I disagree, and reiterate that 150 national guard scrambled to handle a busload of migrants is, in fact, not done for a "voluntary evacuation", and this situation bears no resemblance to disaster response generally. That is my evidence. You may find it unpersuasive, which is your right; partisans are always free to equivocate between what the evidence allows them to believe and what the evidence forces them to believe, but let us be honest with each other here. If you think a voluntary evacuation required deploying three soldiers per migrant, explaining your reasoning as to why should be trivial.
You're applying a mind-killingly low threshold of evidence for something you want to believe. This is the sort of "thinking" that fuels TDS, and you're just as ill.
It is incredible to assert that the situation bears no resemblance to disaster relief. These people were being set up in... disaster relief housing.
I can't find anything authoritative actually saying that these national guardsmen actually moved the immigrants. But enjoy citing vague articles and feeling superior.
In a disaster, soldiers are useful in two ways: as immediate, capable manpower for strenuous physical activities like filling sandbags, cutting firebreaks, shifting rubble, searching for injured victims and so on, and as security against looting, chaos, and disobedience and disruption on the part of recalcitrant civilians.
Neither of these uses appear to apply in the case of the migrants. There was no rubble to shift, no sandbags to fill, no heavy labor to be done. There was no riot or disruption either. So why were they there? What were they doing?
I think they were there as intimidation: a big group of tough guys in uniform, outnumbering the migrants by a significant margin, making it clear that they were not welcome and should move along forthwith. You've given no argument at all for what they were doing, beyond vague and implausible appeals to "disaster relief." How would that actually work? What were the authorities doing that required 150 soldiers to show up and assist, in your mind? Was it carrying luggage? Handing out water bottles?

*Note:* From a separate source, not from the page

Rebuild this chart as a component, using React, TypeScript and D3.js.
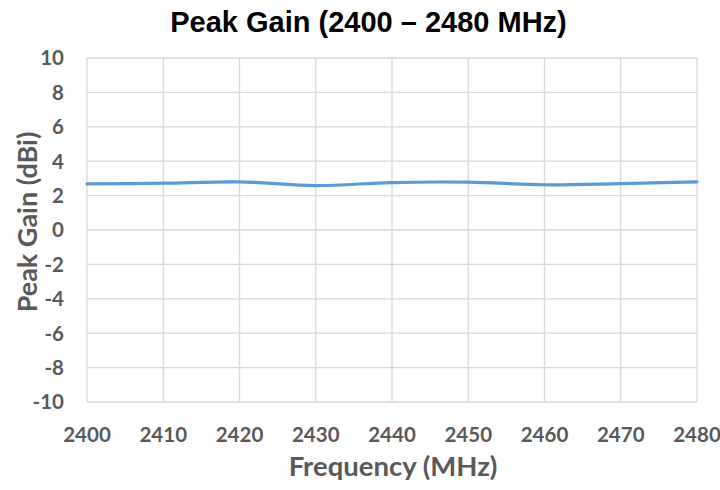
import React from "react";
import * as d3 from "d3";

const frequencies = [2400, 2410, 2420, 2430, 2440, 2450, 2460, 2470, 2480];
const gains = [2.68, 2.72, 2.8, 2.58, 2.76, 2.78, 2.63, 2.7, 2.8];
const yTicks = [10, 8, 6, 4, 2, 0, -2, -4, -6, -8, -10];

const W = 720, H = 490;
const left = 87, right = 697, top = 58, bottom = 402;

export default function App() {
  const x = d3.scaleLinear().domain([2400, 2480]).range([left, right]);
  const y = d3.scaleLinear().domain([-10, 10]).range([bottom, top]);
  const line = d3
    .line<number>()
    .x((_, i) => x(frequencies[i]))
    .y((d) => y(d))
    .curve(d3.curveCatmullRom.alpha(0.5));
  const tickFont = "Lato, 'Open Sans', sans-serif";
  return (
    <svg width={W} height={H} style={{ position: "absolute", left: 0, top: 0, background: "#fff" }}>
      <text x={368.5} y={32} textAnchor="middle" fontFamily="'Liberation Sans', Arial, sans-serif" fontWeight="bold" fontSize={29} fill="#000">
        Peak Gain (2400 – 2480 MHz)
      </text>
      {yTicks.map((t) => (
        <line key={"h" + t} x1={left} x2={right} y1={y(t)} y2={y(t)} stroke="#D9D9D9" strokeWidth={1.3} />
      ))}
      {frequencies.map((f) => (
        <line key={"v" + f} x1={x(f)} x2={x(f)} y1={top} y2={bottom} stroke="#D9D9D9" strokeWidth={1.3} />
      ))}
      {yTicks.map((t) => (
        <text key={"yt" + t} x={64} y={y(t)} dy="0.36em" textAnchor="end" fontFamily={tickFont} fontWeight="bold" fontSize={20.5} fill="#595959">
          {t}
        </text>
      ))}
      {frequencies.map((f) => (
        <text key={"xt" + f} x={x(f)} y={442} textAnchor="middle" fontFamily={tickFont} fontWeight="bold" fontSize={20.5} fill="#595959">
          {f}
        </text>
      ))}
      <path d={line(gains) ?? ""} fill="none" stroke="#5B9BD5" strokeWidth={3.2} strokeLinecap="round" />
      <text x={393} y={476} textAnchor="middle" fontFamily={tickFont} fontWeight="bold" fontSize={27.5} fill="#595959">
        Frequency (MHz)
      </text>
      <text transform={`translate(37,222) rotate(-90)`} textAnchor="middle" fontFamily={tickFont} fontWeight="bold" fontSize={27} fill="#595959">
        Peak Gain (dBi)
      </text>
    </svg>
  );
}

On the contrary, I think you are employing a mind-killingly high threshold for evidence for something you don't want to believe. I'm entirely comfortable with the fact that I could be wrong, and that there doesn't appear to be definitive proof available either way. If you actually want to offer a plausible scenario as to what 150 soldiers were doing to help a busload of migrants leave, I remain interested to hear it. But you appear to be taking offense at inferences drawn from what evidence is available, and I think that is foolish. We are not prohibited from drawing inferences here, only from being dogmatic and rude about it.